(EXERCISE): Repeat exactly the lines between and including those that contain "What seaborn and" and "ax.hlines(tops, xs - 0.062, xs". Output no other line.

(DATA IN THIS EXERCISE):

———

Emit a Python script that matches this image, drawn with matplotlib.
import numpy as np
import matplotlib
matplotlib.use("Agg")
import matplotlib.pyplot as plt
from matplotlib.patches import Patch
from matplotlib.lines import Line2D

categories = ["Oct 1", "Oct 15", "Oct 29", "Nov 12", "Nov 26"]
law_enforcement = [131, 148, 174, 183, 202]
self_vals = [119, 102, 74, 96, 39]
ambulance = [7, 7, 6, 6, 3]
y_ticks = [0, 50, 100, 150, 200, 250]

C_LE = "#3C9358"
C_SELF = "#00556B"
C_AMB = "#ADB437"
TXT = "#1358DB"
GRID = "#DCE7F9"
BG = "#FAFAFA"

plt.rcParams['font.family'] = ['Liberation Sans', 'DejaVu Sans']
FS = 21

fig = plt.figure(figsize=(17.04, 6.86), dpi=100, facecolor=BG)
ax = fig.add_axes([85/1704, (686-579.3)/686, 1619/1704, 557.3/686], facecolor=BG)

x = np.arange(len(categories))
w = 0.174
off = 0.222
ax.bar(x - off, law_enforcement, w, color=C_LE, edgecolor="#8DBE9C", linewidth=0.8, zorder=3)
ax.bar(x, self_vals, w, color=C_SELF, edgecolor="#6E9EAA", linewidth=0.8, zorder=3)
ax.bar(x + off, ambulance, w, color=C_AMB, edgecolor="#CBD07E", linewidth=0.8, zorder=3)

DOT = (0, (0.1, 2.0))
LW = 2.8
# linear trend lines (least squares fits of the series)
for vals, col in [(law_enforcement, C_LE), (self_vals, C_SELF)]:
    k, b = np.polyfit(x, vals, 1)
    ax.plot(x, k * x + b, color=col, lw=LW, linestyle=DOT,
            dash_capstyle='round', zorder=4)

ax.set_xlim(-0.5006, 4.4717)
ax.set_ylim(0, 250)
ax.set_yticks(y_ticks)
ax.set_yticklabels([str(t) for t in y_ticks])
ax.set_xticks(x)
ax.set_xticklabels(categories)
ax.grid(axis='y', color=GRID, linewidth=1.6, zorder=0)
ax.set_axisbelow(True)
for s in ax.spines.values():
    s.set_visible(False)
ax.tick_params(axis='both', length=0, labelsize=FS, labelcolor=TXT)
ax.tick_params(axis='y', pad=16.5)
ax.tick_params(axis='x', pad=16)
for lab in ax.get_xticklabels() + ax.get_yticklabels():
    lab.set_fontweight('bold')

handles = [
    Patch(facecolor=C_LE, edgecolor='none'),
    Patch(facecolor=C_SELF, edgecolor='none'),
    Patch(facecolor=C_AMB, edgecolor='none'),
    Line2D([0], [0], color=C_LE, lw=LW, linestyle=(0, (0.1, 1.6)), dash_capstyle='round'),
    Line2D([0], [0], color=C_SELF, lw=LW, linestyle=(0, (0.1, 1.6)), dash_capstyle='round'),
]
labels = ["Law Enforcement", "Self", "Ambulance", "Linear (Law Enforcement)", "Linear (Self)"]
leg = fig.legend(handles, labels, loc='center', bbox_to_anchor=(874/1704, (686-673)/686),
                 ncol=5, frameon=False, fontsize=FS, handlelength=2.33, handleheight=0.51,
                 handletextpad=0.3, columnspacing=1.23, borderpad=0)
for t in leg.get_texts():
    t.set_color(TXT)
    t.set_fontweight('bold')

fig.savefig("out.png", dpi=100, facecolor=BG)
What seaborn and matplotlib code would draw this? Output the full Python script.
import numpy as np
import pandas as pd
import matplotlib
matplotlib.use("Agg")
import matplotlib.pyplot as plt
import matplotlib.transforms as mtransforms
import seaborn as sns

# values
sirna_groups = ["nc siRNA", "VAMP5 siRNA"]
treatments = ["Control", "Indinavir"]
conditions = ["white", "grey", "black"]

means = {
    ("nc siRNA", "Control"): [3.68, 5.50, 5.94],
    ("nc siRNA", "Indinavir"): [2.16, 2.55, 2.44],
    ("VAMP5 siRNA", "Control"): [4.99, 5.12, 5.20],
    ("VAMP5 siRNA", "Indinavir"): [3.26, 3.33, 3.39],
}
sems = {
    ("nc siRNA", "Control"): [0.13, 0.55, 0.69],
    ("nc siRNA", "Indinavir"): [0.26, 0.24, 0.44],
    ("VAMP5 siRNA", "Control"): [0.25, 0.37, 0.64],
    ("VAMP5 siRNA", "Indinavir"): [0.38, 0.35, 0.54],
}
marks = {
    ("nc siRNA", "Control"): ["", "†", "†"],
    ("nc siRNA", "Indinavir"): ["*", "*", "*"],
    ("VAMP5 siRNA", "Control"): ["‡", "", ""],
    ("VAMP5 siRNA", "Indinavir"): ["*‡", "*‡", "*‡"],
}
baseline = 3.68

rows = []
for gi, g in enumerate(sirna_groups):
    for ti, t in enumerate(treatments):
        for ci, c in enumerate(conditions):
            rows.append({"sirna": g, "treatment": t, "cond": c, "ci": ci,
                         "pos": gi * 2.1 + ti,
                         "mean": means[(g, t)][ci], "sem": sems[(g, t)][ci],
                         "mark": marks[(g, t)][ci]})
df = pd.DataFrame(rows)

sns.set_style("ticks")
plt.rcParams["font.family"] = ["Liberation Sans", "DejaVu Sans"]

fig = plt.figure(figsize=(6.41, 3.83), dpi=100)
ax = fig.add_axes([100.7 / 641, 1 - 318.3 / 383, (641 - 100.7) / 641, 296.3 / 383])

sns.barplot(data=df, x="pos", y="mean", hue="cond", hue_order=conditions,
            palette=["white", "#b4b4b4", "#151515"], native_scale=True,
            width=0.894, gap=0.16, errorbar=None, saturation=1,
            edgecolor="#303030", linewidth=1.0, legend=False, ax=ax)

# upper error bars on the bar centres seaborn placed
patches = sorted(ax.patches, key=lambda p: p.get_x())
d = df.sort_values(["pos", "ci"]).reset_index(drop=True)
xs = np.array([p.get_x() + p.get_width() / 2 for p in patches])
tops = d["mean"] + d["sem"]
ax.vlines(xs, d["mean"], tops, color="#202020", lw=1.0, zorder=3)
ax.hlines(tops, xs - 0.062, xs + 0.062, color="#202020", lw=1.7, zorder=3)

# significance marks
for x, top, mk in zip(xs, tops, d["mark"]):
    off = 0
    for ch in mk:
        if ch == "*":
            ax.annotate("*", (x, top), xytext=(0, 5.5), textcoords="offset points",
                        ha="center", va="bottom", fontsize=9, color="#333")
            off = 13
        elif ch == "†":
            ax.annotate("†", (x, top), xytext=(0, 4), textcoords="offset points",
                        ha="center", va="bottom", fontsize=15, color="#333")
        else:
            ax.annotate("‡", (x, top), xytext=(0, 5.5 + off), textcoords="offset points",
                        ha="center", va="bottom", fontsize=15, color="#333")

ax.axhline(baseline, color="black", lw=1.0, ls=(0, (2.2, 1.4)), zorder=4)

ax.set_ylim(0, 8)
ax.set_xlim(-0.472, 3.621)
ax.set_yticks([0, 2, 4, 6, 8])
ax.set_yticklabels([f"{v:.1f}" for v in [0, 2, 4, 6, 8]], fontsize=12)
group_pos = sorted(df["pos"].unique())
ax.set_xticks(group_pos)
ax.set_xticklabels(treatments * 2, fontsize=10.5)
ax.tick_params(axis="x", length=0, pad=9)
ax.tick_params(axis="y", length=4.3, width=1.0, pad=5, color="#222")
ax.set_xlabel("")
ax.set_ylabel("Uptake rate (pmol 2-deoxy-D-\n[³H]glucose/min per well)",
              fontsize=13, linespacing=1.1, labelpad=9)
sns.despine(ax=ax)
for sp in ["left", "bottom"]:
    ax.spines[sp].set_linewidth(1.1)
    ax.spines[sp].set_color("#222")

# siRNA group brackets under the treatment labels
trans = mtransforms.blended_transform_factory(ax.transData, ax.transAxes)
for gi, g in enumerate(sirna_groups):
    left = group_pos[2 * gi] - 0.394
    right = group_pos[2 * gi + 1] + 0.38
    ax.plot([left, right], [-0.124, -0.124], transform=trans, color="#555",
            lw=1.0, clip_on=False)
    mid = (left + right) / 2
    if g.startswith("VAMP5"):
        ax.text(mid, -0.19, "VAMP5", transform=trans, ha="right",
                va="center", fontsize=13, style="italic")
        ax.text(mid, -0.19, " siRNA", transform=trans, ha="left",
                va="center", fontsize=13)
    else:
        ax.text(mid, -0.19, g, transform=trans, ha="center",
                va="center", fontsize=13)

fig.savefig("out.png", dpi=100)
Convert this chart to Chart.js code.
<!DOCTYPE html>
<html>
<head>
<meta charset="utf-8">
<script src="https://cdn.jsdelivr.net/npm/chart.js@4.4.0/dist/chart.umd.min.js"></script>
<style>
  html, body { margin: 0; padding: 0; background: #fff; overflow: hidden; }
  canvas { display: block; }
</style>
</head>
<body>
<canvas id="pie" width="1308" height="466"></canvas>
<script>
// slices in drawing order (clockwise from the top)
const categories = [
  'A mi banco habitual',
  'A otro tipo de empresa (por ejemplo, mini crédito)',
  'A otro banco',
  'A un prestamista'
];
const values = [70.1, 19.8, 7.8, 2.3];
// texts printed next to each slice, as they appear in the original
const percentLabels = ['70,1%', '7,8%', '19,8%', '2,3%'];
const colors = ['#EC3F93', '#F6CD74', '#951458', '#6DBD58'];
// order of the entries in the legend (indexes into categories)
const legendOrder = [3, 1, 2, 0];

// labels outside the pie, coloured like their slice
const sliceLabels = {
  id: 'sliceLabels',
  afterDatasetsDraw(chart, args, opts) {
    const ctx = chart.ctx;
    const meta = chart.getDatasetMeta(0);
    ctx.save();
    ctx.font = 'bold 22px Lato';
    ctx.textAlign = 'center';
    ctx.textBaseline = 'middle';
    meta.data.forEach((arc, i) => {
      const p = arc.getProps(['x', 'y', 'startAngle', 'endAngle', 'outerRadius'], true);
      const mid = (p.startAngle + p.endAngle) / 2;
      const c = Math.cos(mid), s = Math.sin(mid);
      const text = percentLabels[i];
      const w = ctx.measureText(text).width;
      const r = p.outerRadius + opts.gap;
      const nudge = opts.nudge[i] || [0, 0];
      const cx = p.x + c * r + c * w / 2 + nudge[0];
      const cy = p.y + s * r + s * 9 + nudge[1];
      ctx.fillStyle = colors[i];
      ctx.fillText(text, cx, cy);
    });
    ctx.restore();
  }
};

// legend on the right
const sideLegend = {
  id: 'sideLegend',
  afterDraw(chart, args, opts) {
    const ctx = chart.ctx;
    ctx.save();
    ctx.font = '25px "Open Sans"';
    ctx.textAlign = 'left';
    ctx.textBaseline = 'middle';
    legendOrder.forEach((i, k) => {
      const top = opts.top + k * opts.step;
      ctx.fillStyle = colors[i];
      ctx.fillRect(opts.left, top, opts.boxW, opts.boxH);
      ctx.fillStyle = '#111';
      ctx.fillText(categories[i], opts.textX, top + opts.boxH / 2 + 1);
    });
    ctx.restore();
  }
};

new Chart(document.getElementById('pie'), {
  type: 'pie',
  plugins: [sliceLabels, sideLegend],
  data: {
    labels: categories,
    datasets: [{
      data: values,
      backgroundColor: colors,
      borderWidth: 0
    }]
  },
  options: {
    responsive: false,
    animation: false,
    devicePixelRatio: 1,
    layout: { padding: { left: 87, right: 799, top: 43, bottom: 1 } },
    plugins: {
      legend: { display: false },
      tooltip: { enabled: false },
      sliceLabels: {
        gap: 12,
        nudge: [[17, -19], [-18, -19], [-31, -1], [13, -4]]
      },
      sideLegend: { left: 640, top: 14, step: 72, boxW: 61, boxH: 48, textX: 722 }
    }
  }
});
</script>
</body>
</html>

———

(RESPONSE):
What seaborn and matplotlib code would draw this? Output the full Python script.
import numpy as np
import pandas as pd
import matplotlib
matplotlib.use("Agg")
import matplotlib.pyplot as plt
import matplotlib.transforms as mtransforms
import seaborn as sns

# values
sirna_groups = ["nc siRNA", "VAMP5 siRNA"]
treatments = ["Control", "Indinavir"]
conditions = ["white", "grey", "black"]

means = {
    ("nc siRNA", "Control"): [3.68, 5.50, 5.94],
    ("nc siRNA", "Indinavir"): [2.16, 2.55, 2.44],
    ("VAMP5 siRNA", "Control"): [4.99, 5.12, 5.20],
    ("VAMP5 siRNA", "Indinavir"): [3.26, 3.33, 3.39],
}
sems = {
    ("nc siRNA", "Control"): [0.13, 0.55, 0.69],
    ("nc siRNA", "Indinavir"): [0.26, 0.24, 0.44],
    ("VAMP5 siRNA", "Control"): [0.25, 0.37, 0.64],
    ("VAMP5 siRNA", "Indinavir"): [0.38, 0.35, 0.54],
}
marks = {
    ("nc siRNA", "Control"): ["", "†", "†"],
    ("nc siRNA", "Indinavir"): ["*", "*", "*"],
    ("VAMP5 siRNA", "Control"): ["‡", "", ""],
    ("VAMP5 siRNA", "Indinavir"): ["*‡", "*‡", "*‡"],
}
baseline = 3.68

rows = []
for gi, g in enumerate(sirna_groups):
    for ti, t in enumerate(treatments):
        for ci, c in enumerate(conditions):
            rows.append({"sirna": g, "treatment": t, "cond": c, "ci": ci,
                         "pos": gi * 2.1 + ti,
                         "mean": means[(g, t)][ci], "sem": sems[(g, t)][ci],
                         "mark": marks[(g, t)][ci]})
df = pd.DataFrame(rows)

sns.set_style("ticks")
plt.rcParams["font.family"] = ["Liberation Sans", "DejaVu Sans"]

fig = plt.figure(figsize=(6.41, 3.83), dpi=100)
ax = fig.add_axes([100.7 / 641, 1 - 318.3 / 383, (641 - 100.7) / 641, 296.3 / 383])

sns.barplot(data=df, x="pos", y="mean", hue="cond", hue_order=conditions,
            palette=["white", "#b4b4b4", "#151515"], native_scale=True,
            width=0.894, gap=0.16, errorbar=None, saturation=1,
            edgecolor="#303030", linewidth=1.0, legend=False, ax=ax)

# upper error bars on the bar centres seaborn placed
patches = sorted(ax.patches, key=lambda p: p.get_x())
d = df.sort_values(["pos", "ci"]).reset_index(drop=True)
xs = np.array([p.get_x() + p.get_width() / 2 for p in patches])
tops = d["mean"] + d["sem"]
ax.vlines(xs, d["mean"], tops, color="#202020", lw=1.0, zorder=3)
ax.hlines(tops, xs - 0.062, xs + 0.062, color="#202020", lw=1.7, zorder=3)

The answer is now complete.